RECORDS FOR THE TASK »

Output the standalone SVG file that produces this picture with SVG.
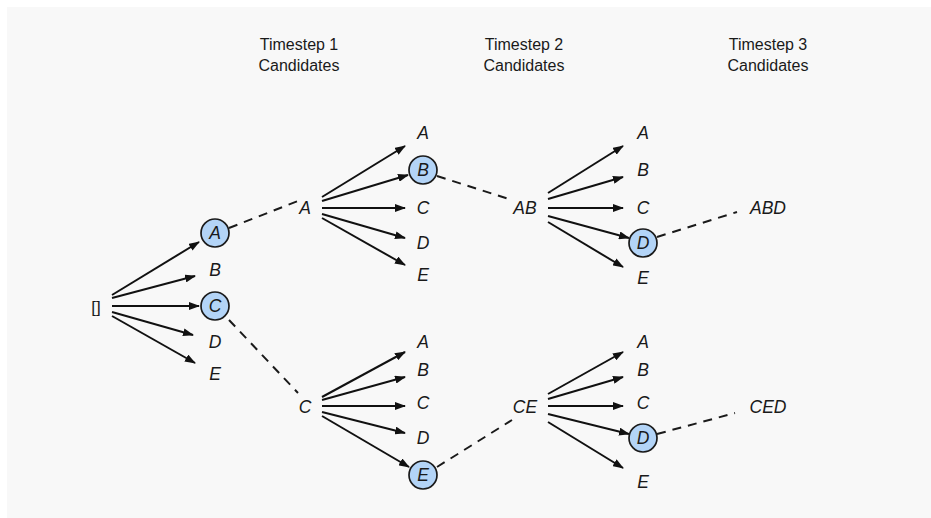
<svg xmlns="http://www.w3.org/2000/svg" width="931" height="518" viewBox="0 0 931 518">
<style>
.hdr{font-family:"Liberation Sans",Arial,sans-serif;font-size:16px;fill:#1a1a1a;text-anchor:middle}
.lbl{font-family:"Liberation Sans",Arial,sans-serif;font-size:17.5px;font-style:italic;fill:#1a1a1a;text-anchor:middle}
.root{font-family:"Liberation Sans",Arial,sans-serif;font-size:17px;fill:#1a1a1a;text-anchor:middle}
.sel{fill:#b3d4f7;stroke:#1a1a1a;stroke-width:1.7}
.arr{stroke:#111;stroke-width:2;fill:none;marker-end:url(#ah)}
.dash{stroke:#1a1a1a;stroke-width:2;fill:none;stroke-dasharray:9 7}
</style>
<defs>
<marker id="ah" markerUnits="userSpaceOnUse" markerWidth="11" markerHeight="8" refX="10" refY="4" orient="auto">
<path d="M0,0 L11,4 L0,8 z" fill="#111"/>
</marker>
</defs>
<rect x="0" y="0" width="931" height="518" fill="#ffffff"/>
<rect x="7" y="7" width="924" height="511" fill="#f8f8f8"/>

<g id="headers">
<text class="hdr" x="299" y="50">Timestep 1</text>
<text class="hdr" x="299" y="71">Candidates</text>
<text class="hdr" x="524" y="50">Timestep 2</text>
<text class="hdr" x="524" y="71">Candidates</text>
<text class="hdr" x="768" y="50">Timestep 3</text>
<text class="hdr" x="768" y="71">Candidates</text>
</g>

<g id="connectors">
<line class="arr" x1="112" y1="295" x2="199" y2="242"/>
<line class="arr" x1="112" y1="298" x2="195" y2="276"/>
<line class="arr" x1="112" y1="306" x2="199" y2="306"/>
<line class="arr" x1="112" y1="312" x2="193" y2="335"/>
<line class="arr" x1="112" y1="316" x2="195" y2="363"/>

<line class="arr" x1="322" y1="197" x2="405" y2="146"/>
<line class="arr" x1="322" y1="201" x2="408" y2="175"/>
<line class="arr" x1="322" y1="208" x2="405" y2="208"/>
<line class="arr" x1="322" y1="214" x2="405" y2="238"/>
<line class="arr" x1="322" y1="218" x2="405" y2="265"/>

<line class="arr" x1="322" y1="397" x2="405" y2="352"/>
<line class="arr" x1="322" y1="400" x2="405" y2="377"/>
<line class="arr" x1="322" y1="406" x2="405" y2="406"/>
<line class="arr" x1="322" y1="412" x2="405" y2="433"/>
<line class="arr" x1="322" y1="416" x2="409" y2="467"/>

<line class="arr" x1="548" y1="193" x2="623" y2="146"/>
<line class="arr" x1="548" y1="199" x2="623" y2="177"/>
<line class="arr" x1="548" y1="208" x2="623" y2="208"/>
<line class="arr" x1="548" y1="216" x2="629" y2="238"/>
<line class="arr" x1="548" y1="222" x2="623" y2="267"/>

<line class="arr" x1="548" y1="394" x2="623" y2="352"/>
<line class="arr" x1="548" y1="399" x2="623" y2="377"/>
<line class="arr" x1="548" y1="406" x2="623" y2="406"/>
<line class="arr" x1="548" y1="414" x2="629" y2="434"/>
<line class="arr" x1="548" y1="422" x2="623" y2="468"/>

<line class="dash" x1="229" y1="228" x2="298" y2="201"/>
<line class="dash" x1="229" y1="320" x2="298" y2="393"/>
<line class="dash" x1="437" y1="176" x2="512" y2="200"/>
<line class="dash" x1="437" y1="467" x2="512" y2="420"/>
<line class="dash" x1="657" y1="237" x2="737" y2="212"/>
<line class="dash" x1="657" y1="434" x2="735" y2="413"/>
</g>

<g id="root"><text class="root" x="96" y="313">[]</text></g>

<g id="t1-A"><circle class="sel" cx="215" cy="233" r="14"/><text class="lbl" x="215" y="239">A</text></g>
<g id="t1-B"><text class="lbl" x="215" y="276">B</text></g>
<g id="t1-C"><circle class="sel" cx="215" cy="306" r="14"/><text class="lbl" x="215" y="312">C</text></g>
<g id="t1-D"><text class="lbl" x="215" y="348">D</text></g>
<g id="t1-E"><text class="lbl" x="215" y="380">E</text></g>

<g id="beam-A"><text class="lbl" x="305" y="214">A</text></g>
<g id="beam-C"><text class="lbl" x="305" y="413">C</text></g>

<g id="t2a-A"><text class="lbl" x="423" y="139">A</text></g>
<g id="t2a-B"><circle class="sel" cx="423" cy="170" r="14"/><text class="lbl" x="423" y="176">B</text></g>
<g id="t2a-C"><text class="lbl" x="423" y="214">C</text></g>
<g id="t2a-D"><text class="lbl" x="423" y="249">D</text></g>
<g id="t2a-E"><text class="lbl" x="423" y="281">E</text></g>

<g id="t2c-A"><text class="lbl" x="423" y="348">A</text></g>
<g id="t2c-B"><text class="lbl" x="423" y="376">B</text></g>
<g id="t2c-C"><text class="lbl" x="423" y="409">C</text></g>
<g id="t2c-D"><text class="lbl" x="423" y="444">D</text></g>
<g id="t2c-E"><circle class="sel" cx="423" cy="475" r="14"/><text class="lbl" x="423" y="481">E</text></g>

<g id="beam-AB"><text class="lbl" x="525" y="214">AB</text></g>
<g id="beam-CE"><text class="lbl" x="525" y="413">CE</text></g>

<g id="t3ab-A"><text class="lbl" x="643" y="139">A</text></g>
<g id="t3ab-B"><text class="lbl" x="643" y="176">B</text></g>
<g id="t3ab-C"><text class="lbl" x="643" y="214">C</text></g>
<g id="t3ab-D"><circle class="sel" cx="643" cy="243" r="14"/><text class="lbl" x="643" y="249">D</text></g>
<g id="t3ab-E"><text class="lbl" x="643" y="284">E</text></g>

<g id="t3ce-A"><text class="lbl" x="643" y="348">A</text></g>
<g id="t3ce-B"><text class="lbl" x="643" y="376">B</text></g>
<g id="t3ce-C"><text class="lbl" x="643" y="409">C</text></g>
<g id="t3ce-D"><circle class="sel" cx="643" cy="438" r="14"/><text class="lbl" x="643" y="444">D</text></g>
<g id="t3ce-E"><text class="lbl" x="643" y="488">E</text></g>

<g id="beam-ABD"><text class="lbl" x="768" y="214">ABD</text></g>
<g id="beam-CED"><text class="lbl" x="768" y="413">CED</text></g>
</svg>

* * *

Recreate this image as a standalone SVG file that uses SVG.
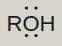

BRIEF » Where a line in the material contains "standalone", copy that line.

RESPONSE FOR THIS EXERCISE »
Output the standalone SVG file that produces this picture with SVG.
Recreate this image as a standalone SVG file that uses SVG.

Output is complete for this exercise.